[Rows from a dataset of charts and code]

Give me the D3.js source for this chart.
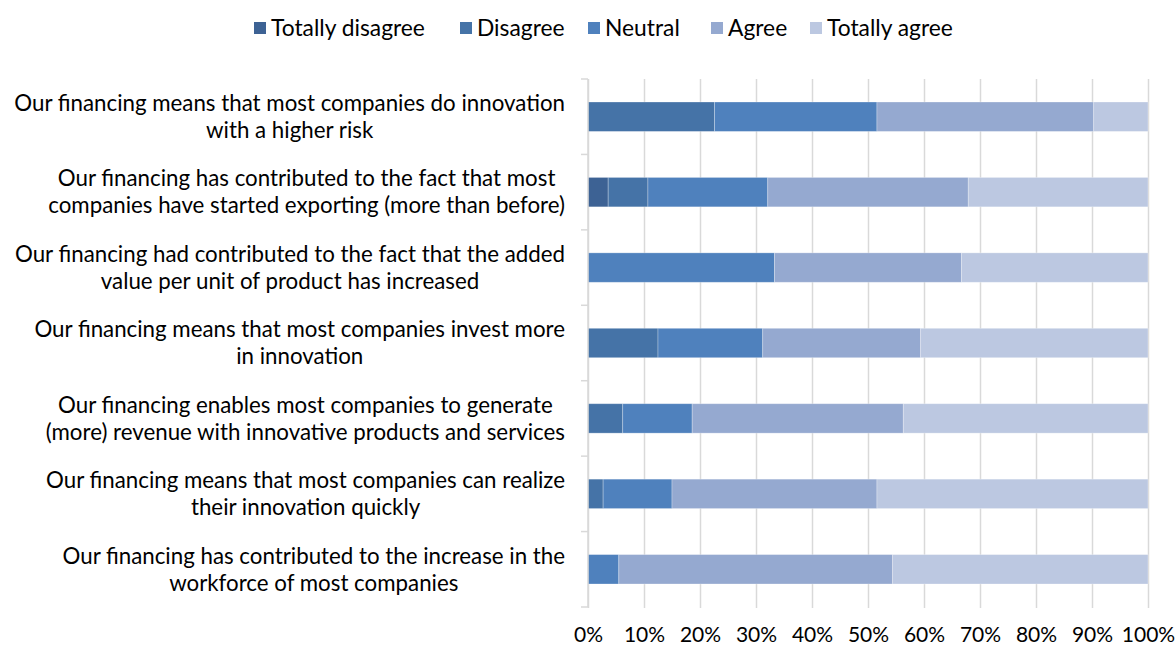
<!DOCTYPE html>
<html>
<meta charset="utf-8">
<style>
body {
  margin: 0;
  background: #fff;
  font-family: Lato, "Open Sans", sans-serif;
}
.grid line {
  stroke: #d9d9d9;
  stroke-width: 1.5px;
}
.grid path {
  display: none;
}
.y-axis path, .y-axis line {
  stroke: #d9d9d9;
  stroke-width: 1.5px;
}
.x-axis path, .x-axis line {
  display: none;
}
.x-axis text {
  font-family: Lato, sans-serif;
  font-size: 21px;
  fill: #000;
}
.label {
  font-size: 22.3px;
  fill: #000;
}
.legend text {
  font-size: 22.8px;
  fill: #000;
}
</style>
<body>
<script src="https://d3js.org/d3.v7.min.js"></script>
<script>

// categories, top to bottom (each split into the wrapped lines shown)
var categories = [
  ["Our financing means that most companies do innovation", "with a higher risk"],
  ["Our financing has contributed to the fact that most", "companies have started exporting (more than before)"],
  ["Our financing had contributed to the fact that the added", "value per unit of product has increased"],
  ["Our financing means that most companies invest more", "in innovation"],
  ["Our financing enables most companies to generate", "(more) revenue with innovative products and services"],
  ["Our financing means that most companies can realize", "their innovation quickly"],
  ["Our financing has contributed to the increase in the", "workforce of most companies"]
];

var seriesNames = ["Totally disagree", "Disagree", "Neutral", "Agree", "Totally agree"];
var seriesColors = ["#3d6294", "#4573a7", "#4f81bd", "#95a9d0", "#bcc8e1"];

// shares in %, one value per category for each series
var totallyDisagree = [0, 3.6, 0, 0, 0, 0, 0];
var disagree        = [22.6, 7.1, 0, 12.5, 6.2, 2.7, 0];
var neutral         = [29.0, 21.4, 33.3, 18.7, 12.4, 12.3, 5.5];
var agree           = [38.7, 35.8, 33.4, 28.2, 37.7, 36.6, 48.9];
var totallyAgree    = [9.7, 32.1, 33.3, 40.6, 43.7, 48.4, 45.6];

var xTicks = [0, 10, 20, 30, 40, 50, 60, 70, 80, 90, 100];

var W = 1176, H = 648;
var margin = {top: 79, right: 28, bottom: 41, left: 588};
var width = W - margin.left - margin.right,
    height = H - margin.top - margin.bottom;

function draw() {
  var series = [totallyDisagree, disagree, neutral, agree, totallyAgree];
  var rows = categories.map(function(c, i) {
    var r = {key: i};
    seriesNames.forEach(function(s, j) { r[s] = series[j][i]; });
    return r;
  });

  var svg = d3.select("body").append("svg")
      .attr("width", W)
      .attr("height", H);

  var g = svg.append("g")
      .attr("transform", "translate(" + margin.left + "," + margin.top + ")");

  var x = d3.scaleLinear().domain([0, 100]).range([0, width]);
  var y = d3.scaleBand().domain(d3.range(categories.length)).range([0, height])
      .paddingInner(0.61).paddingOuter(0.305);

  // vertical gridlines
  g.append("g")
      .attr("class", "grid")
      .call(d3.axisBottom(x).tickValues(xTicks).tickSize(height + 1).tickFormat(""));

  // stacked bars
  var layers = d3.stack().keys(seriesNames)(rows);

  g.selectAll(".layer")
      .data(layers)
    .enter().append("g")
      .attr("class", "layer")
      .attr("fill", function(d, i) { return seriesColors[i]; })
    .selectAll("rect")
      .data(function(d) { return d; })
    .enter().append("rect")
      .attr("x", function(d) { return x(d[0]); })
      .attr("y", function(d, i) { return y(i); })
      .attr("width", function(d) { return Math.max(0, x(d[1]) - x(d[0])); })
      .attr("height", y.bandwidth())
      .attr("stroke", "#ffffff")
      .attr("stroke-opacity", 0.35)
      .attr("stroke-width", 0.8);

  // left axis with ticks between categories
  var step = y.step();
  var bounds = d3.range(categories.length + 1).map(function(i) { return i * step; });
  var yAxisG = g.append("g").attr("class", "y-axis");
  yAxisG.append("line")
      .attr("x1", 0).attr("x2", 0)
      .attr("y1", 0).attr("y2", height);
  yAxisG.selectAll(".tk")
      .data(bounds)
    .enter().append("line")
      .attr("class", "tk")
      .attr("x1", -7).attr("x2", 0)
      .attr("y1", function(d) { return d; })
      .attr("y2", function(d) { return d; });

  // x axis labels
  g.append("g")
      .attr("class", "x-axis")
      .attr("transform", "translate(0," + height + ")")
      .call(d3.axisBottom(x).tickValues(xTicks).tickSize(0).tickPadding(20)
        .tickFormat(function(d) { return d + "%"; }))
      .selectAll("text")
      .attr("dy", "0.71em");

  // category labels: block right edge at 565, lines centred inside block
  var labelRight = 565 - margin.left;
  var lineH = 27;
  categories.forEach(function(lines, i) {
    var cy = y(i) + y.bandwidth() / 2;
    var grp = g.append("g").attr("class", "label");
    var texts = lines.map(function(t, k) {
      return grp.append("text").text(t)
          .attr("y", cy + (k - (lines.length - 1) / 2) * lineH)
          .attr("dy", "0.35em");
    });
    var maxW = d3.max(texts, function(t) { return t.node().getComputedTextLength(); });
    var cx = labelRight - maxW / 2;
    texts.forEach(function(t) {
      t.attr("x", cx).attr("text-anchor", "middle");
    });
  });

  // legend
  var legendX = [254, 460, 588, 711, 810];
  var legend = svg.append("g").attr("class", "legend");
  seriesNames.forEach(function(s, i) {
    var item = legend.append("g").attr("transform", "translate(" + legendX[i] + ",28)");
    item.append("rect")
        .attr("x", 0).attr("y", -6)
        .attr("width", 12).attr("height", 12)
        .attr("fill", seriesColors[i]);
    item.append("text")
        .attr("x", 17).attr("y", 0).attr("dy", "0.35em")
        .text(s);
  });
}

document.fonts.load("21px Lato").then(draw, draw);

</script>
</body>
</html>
---
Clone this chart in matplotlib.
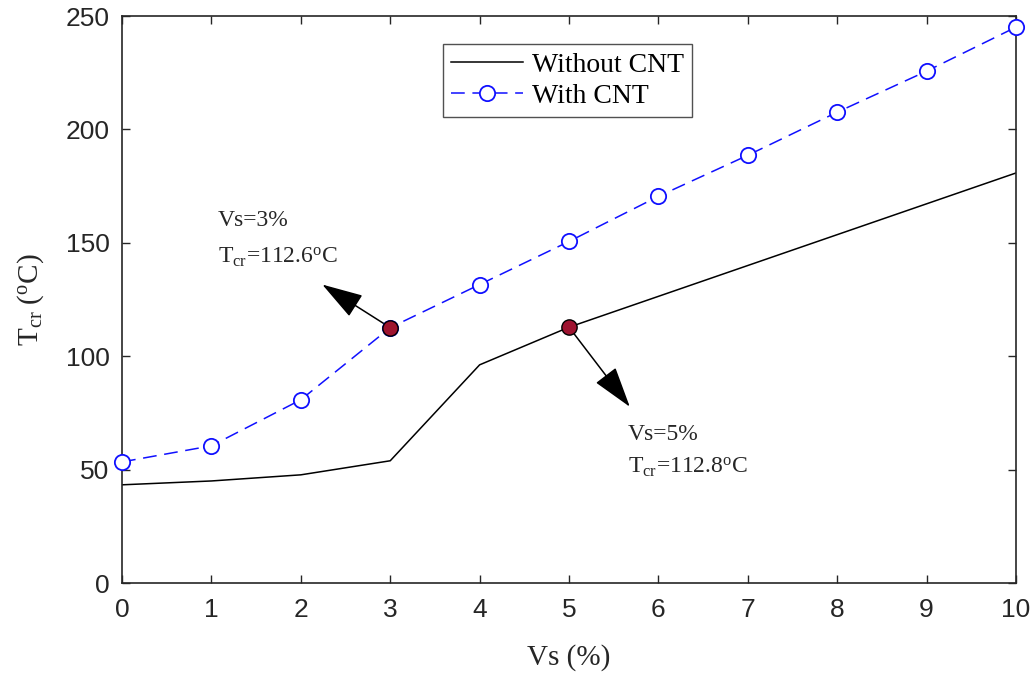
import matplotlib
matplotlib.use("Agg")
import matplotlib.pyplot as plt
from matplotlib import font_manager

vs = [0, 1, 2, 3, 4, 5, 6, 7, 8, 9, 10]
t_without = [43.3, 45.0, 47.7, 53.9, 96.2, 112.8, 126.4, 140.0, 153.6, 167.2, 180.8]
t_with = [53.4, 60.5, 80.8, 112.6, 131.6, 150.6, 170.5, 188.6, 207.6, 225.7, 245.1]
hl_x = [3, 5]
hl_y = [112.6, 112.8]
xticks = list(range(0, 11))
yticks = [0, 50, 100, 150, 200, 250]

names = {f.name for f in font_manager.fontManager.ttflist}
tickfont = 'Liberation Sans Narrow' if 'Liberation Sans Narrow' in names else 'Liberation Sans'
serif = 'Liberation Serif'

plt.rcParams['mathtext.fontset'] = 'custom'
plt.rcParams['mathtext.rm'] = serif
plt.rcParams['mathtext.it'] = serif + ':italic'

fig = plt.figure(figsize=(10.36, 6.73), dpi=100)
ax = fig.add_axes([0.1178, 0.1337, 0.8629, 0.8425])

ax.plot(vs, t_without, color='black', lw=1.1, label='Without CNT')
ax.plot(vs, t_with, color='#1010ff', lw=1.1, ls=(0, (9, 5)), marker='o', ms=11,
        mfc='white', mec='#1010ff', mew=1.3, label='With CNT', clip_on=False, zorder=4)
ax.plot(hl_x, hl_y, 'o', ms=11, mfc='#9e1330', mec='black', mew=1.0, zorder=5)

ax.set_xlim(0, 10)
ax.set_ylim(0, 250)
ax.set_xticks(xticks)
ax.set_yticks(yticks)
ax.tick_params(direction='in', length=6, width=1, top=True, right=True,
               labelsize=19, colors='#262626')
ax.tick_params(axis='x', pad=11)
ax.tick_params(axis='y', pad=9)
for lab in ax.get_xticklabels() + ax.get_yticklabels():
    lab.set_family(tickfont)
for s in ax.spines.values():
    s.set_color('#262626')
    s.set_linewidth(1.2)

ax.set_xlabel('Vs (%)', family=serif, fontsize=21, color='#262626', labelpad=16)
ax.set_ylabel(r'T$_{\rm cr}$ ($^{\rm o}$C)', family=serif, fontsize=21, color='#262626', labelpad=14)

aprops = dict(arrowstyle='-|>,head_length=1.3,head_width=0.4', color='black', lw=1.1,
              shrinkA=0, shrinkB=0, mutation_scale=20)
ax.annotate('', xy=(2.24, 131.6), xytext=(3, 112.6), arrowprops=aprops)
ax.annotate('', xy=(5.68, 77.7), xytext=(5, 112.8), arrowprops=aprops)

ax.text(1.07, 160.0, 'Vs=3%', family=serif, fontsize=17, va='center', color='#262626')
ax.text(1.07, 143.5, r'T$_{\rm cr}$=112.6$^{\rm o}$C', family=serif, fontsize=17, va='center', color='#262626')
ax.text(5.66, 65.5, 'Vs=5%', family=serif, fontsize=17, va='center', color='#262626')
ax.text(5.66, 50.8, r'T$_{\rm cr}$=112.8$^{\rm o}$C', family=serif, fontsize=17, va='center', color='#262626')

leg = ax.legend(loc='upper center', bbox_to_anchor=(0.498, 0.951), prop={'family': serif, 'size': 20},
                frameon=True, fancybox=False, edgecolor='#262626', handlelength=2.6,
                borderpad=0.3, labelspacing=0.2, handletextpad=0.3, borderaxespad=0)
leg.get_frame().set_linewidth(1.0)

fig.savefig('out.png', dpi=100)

• TASK DESCRIPTION:
Skip the pictures and repeat, word for word, the lines from the one containing "Give me the D3.js source for this chart." to the one containing "height = H - margin.top - margin.bottom;", keeping both of those lines.

• OUTPUT FOR THIS EXERCISE:
Give me the D3.js source for this chart.
<!DOCTYPE html>
<html>
<meta charset="utf-8">
<style>
body {
  margin: 0;
  background: #fff;
  font-family: Lato, "Open Sans", sans-serif;
}
.grid line {
  stroke: #d9d9d9;
  stroke-width: 1.5px;
}
.grid path {
  display: none;
}
.y-axis path, .y-axis line {
  stroke: #d9d9d9;
  stroke-width: 1.5px;
}
.x-axis path, .x-axis line {
  display: none;
}
.x-axis text {
  font-family: Lato, sans-serif;
  font-size: 21px;
  fill: #000;
}
.label {
  font-size: 22.3px;
  fill: #000;
}
.legend text {
  font-size: 22.8px;
  fill: #000;
}
</style>
<body>
<script src="https://d3js.org/d3.v7.min.js"></script>
<script>

// categories, top to bottom (each split into the wrapped lines shown)
var categories = [
  ["Our financing means that most companies do innovation", "with a higher risk"],
  ["Our financing has contributed to the fact that most", "companies have started exporting (more than before)"],
  ["Our financing had contributed to the fact that the added", "value per unit of product has increased"],
  ["Our financing means that most companies invest more", "in innovation"],
  ["Our financing enables most companies to generate", "(more) revenue with innovative products and services"],
  ["Our financing means that most companies can realize", "their innovation quickly"],
  ["Our financing has contributed to the increase in the", "workforce of most companies"]
];

var seriesNames = ["Totally disagree", "Disagree", "Neutral", "Agree", "Totally agree"];
var seriesColors = ["#3d6294", "#4573a7", "#4f81bd", "#95a9d0", "#bcc8e1"];

// shares in %, one value per category for each series
var totallyDisagree = [0, 3.6, 0, 0, 0, 0, 0];
var disagree        = [22.6, 7.1, 0, 12.5, 6.2, 2.7, 0];
var neutral         = [29.0, 21.4, 33.3, 18.7, 12.4, 12.3, 5.5];
var agree           = [38.7, 35.8, 33.4, 28.2, 37.7, 36.6, 48.9];
var totallyAgree    = [9.7, 32.1, 33.3, 40.6, 43.7, 48.4, 45.6];

var xTicks = [0, 10, 20, 30, 40, 50, 60, 70, 80, 90, 100];

var W = 1176, H = 648;
var margin = {top: 79, right: 28, bottom: 41, left: 588};
var width = W - margin.left - margin.right,
    height = H - margin.top - margin.bottom;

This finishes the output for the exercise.